Kaligis mengatakan, dalam upaya penegakkan hukum, presiden tidak bisa pandang bulu. Artinya, kalau ada perintah menjemput terhadap seseorang yang terjerat masalah hukum di luar negeri, tidak bisa menyebut hanya salah satu nama saja.
Sehingga, ia mempertanyakan sikap SBY yang tidak memberi perintah kepada Kapolri untuk menjemput orang-orang yang sudah jelas terpidana korupsi yang bersembunyi di Singapura. Padahal, Nazaruddin hingga saat ini masih berstatus sebagai tersangka yang belum terbukti melakukan tindak pidana korupsi.
Kaligis menilai, ada politisasi dalam kasus suap Sesmenpora tersebut. Kasus ini tidak lagi murni sebagai kasus pidana tetapi telah disusupi oleh muatan politis di dalamnya.
Terkait dengan upaya pemulangan terhadap Nazaruddin, Kaligis mengatakan hal tersebut bisa saja. Namun, ia tidak bisa melakukan hal tersebut karena Nazaruddin yang belum terbukti bersalah sudah mendapat hukuman seperti itu. Namun, ia tidak menjelaskan secara rinci hukuman apa yang dimaksud.
Seperti diketahui, SBY memerintahkan Kapolri Jendral Timur Pradopo untuk membawa pulang mantan Bendahara Umum DPP Partai Demokrat Muhammad Nazaruddin. Hal tersebut disampaikan Jurubicara Presiden Julian Aldrin Pasha, saat menggelar jumpa pers di Kantor Presiden, Jalan Medan Merdeka Utara, Jakarta Pusat.

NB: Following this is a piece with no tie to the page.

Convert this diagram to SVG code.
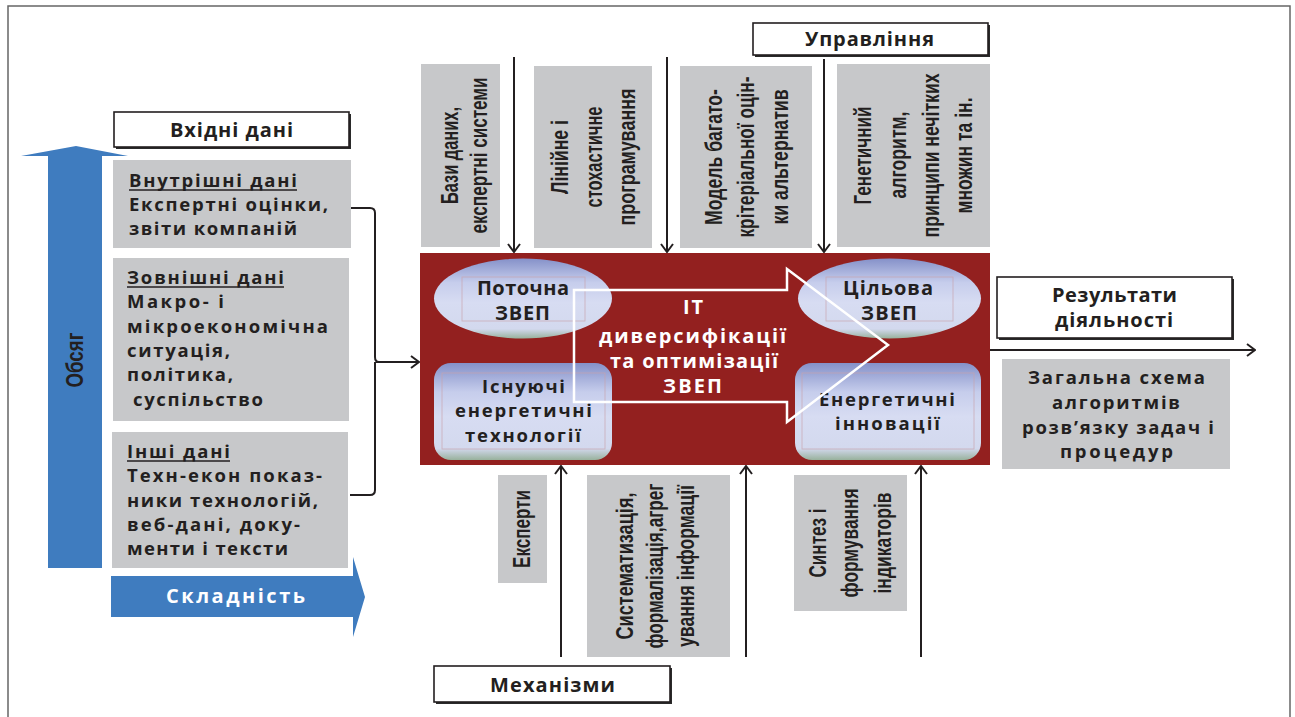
<svg xmlns="http://www.w3.org/2000/svg" width="1295" height="717" viewBox="0 0 1295 717">
<defs>
<style>
.t{font-family:"Open Sans","DejaVu Sans",sans-serif;font-weight:700;font-size:20px;fill:#231f20}
.s{font-size:18.5px}
.w{fill:#ffffff}
.r{font-family:"Liberation Sans",Arial,sans-serif;font-weight:700;font-size:23px;fill:#231f20}
.gray{fill:#c7c8ca}
.blue{fill:#3f7cbf}
.lbl{fill:#ffffff;stroke:#231f20;stroke-width:1.6}
.sh{fill:#2a2a2a}
.con{fill:none;stroke:#231f20;stroke-width:2}
.ul{stroke:#231f20;stroke-width:1.4}
.faint{fill:none;stroke:#c9a3ab;stroke-width:0.8;opacity:0.8}
</style>
<linearGradient id="bev" x1="0" y1="0" x2="0" y2="1">
<stop offset="0" stop-color="#8591c9"/>
<stop offset="0.3" stop-color="#c6cdec"/>
<stop offset="0.55" stop-color="#d7dcf2"/>
<stop offset="0.88" stop-color="#d3d9ee"/>
<stop offset="1" stop-color="#98b19c"/>
</linearGradient>
<marker id="ah" viewBox="0 0 10 14" refX="9" refY="7" markerWidth="10" markerHeight="14" markerUnits="userSpaceOnUse" orient="auto">
<path d="M1,1 L9,7 L1,13" fill="none" stroke="#231f20" stroke-width="2"/>
</marker>
</defs>
<rect width="1295" height="717" fill="#ffffff"/>
<rect x="8" y="6" width="1282" height="730" fill="none" stroke="#666" stroke-width="1.5"/>

<g id="vhidni">
<rect class="sh" x="116" y="114" width="235" height="35"/>
<rect class="lbl" x="114" y="112" width="235" height="35"/>
<text class="t" x="170" y="137" textLength="123">Вхідні дані</text>
</g>

<g id="obsyag">
<polygon class="blue" points="48,568 48,156 21,156 76,146 128,156 102,156 102,568"/>
<text class="r w" font-size="26" transform="translate(83,387.5) rotate(-90)" textLength="55" lengthAdjust="spacingAndGlyphs">Обсяг</text>
</g>

<g id="skladnist">
<polygon class="blue" points="111,576 353,576 353,557 365,597 353,637 353,617 111,617"/>
<text class="t w" font-size="23" x="166" y="603" textLength="139">Складність</text>
</g>

<g id="vnutrishni">
<rect class="gray" x="113" y="160" width="238" height="88"/>
<text class="t s" x="129" y="187" textLength="168">Внутрішні дані</text>
<line class="ul" x1="129" y1="190" x2="297" y2="190"/>
<text class="t s" x="129" y="211" textLength="199">Експертні оцінки,</text>
<text class="t s" x="129" y="235" textLength="168">звіти компаній</text>
</g>

<g id="zovnishni">
<rect class="gray" x="113" y="258" width="236" height="163"/>
<text class="t s" x="127" y="284" textLength="157">Зовнішні дані</text>
<line class="ul" x1="127" y1="287" x2="284" y2="287"/>
<text class="t s" x="127" y="308" textLength="97">Макро- і</text>
<text class="t s" x="127" y="333" textLength="201">мікроекономічна</text>
<text class="t s" x="127" y="357" textLength="103">ситуація,</text>
<text class="t s" x="127" y="381" textLength="106">політика,</text>
<text class="t s" x="133" y="406" textLength="130">суспільство</text>
</g>

<g id="inshi">
<rect class="gray" x="112" y="432" width="236" height="136"/>
<text class="t s" x="127" y="458" textLength="103">Інші дані</text>
<line class="ul" x1="127" y1="461" x2="230" y2="461"/>
<text class="t s" x="127" y="482" textLength="195">Техн-екон показ-</text>
<text class="t s" x="127" y="507" textLength="191">ники технологій,</text>
<text class="t s" x="127" y="531" textLength="173">веб-дані, доку-</text>
<text class="t s" x="127" y="555" textLength="161">менти і тексти</text>
</g>

<g id="upravlinnya">
<rect class="sh" x="755" y="25" width="235" height="32"/>
<rect class="lbl" x="753" y="23" width="235" height="32"/>
<text class="t" x="805" y="46" textLength="129">Управління</text>
</g>

<g id="bazy">
<rect class="gray" x="421" y="64" width="79" height="183"/>
<text class="r" transform="translate(458,204) rotate(-90)" textLength="97" lengthAdjust="spacingAndGlyphs">Бази даних,</text>
<text class="r" transform="translate(487,233.5) rotate(-90)" textLength="156" lengthAdjust="spacingAndGlyphs">експертні системи</text>
</g>

<g id="liniyne">
<rect class="gray" x="534" y="66" width="118" height="182"/>
<text class="r" transform="translate(568,194) rotate(-90)" textLength="74" lengthAdjust="spacingAndGlyphs">Лінійне і</text>
<text class="r" transform="translate(602,207.5) rotate(-90)" textLength="101" lengthAdjust="spacingAndGlyphs">стохастичне</text>
<text class="r" transform="translate(635,225.5) rotate(-90)" textLength="137" lengthAdjust="spacingAndGlyphs">програмування</text>
</g>

<g id="model">
<rect class="gray" x="680" y="66" width="132" height="182"/>
<text class="r" transform="translate(722,225) rotate(-90)" textLength="136" lengthAdjust="spacingAndGlyphs">Модель багато-</text>
<text class="r" transform="translate(754,237.5) rotate(-90)" textLength="161" lengthAdjust="spacingAndGlyphs">крітеріальної оцін-</text>
<text class="r" transform="translate(788,224.5) rotate(-90)" textLength="135" lengthAdjust="spacingAndGlyphs">ки альтернатив</text>
</g>

<g id="genetychnyi">
<rect class="gray" x="837" y="64" width="153" height="183"/>
<text class="r" transform="translate(871,204.5) rotate(-90)" textLength="98" lengthAdjust="spacingAndGlyphs">Генетичний</text>
<text class="r" transform="translate(906,198.5) rotate(-90)" textLength="87" lengthAdjust="spacingAndGlyphs">алгоритм,</text>
<text class="r" transform="translate(939,237.5) rotate(-90)" textLength="164" lengthAdjust="spacingAndGlyphs">принципи нечітких</text>
<text class="r" transform="translate(972,213.5) rotate(-90)" textLength="116" lengthAdjust="spacingAndGlyphs">множин та ін.</text>
</g>

<g id="it-block">
<rect x="420" y="253" width="570" height="212" fill="#93201f"/>
</g>

<g id="potochna">
<ellipse cx="523" cy="298.5" rx="89" ry="40" fill="url(#bev)"/>
<rect class="faint" x="462" y="277" width="123" height="44"/>
<text class="t" x="477" y="295" textLength="92">Поточна</text>
<text class="t" x="495" y="320" textLength="55">ЗВЕП</text>
</g>

<g id="isnuyuchi">
<rect x="434" y="363" width="178" height="97" rx="17" fill="url(#bev)"/>
<rect class="faint" x="442" y="373" width="163" height="76"/>
<text class="t s" x="482" y="393" textLength="83">Існуючі</text>
<text class="t s" x="455" y="417" textLength="137">енергетичні</text>
<text class="t s" x="465" y="442" textLength="116">технології</text>
</g>

<g id="tsilova">
<ellipse cx="889.5" cy="298.5" rx="91.5" ry="40" fill="url(#bev)"/>
<rect class="faint" x="826" y="277" width="127" height="44"/>
<text class="t" x="843" y="295" textLength="90">Цільова</text>
<text class="t" x="861" y="320" textLength="56">ЗВЕП</text>
</g>

<g id="innovatsii">
<rect x="795" y="363" width="186" height="97" rx="17" fill="url(#bev)"/>
<rect class="faint" x="802" y="373" width="172" height="76"/>
<text class="t s" x="819" y="406" textLength="136">Енергетичні</text>
<text class="t s" x="835" y="430" textLength="105">інновації</text>
</g>

<g id="it-arrow">
<polygon points="574,290 787,290 787,269 888,345 787,422 787,402 574,402" fill="none" stroke="#ffffff" stroke-width="2.5"/>
<text class="t w" font-size="21" x="683" y="314" textLength="20">IT</text>
<text class="t w" font-size="21" x="599" y="343" textLength="187">диверсифікації</text>
<text class="t w" font-size="21" x="610" y="368" textLength="168">та оптимізації</text>
<text class="t w" font-size="21" x="663" y="393" textLength="59">ЗВЕП</text>
</g>

<g id="rezultaty">
<rect class="sh" x="999" y="279" width="235" height="61"/>
<rect class="lbl" x="997" y="277" width="235" height="61"/>
<text class="t" x="1052" y="302" textLength="125">Результати</text>
<text class="t" x="1055" y="327" textLength="118">діяльності</text>
</g>

<g id="skhema">
<rect class="gray" x="1002" y="359" width="228" height="110"/>
<text class="t s" x="1028" y="384" textLength="177">Загальна схема</text>
<text class="t s" x="1052" y="409" textLength="128">алгоритмів</text>
<text class="t s" x="1022" y="434" textLength="192">розв’язку задач і</text>
<text class="t s" x="1060" y="458" textLength="113">процедур</text>
</g>

<g id="eksperty">
<rect class="gray" x="498" y="475" width="49" height="108"/>
<text class="r" transform="translate(530,568) rotate(-90)" textLength="78" lengthAdjust="spacingAndGlyphs">Експерти</text>
</g>

<g id="systematyzatsiya">
<rect class="gray" x="587" y="475" width="143" height="182"/>
<text class="r" transform="translate(633,639.5) rotate(-90)" textLength="147" lengthAdjust="spacingAndGlyphs">Систематизація,</text>
<text class="r" transform="translate(663,648.5) rotate(-90)" textLength="165" lengthAdjust="spacingAndGlyphs">формалізація,агрег</text>
<text class="r" transform="translate(694,647) rotate(-90)" textLength="162" lengthAdjust="spacingAndGlyphs">ування інформації</text>
</g>

<g id="syntez">
<rect class="gray" x="794" y="475" width="113" height="136"/>
<text class="r" transform="translate(826,577.5) rotate(-90)" textLength="69" lengthAdjust="spacingAndGlyphs">Синтез і</text>
<text class="r" transform="translate(858,597.5) rotate(-90)" textLength="109" lengthAdjust="spacingAndGlyphs">формування</text>
<text class="r" transform="translate(891,593.5) rotate(-90)" textLength="101" lengthAdjust="spacingAndGlyphs">індикаторів</text>
</g>

<g id="mekhanizmy">
<rect class="sh" x="436" y="668" width="236" height="36"/>
<rect class="lbl" x="434" y="666" width="236" height="36"/>
<text class="t" x="490" y="692" textLength="125">Механізми</text>
</g>

<g id="connectors">
<line class="con" x1="514" y1="57" x2="514" y2="252" marker-end="url(#ah)"/>
<line class="con" x1="667" y1="57" x2="667" y2="252" marker-end="url(#ah)"/>
<line class="con" x1="824" y1="59" x2="824" y2="252" marker-end="url(#ah)"/>
<line class="con" x1="561" y1="657" x2="561" y2="466" marker-end="url(#ah)"/>
<line class="con" x1="746" y1="657" x2="746" y2="466" marker-end="url(#ah)"/>
<line class="con" x1="921" y1="657" x2="921" y2="466" marker-end="url(#ah)"/>
<path class="con" d="M351,208 H370 Q375,208 375,213 V357 Q375,362 379,362 M375,362 Q375,367 375,371 V490 Q375,495 370,495 H350"/>
<line class="con" x1="376" y1="362" x2="419" y2="362" marker-end="url(#ah)"/>
<line class="con" x1="990" y1="350" x2="1255" y2="350" marker-end="url(#ah)"/>
</g>
</svg>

"Satu hal yang juga penting yang disampaikan adalah bahwa kemarin Presiden telah memerintahkan secara langsung kepada Kapolri untuk mencari, menangkap, dan membawa pulang saudara Nazaruddin di Singapura agar bisa memenuhi proses hukum yang bersangkutan di KPK," Kata Julian, Jumat (1/7).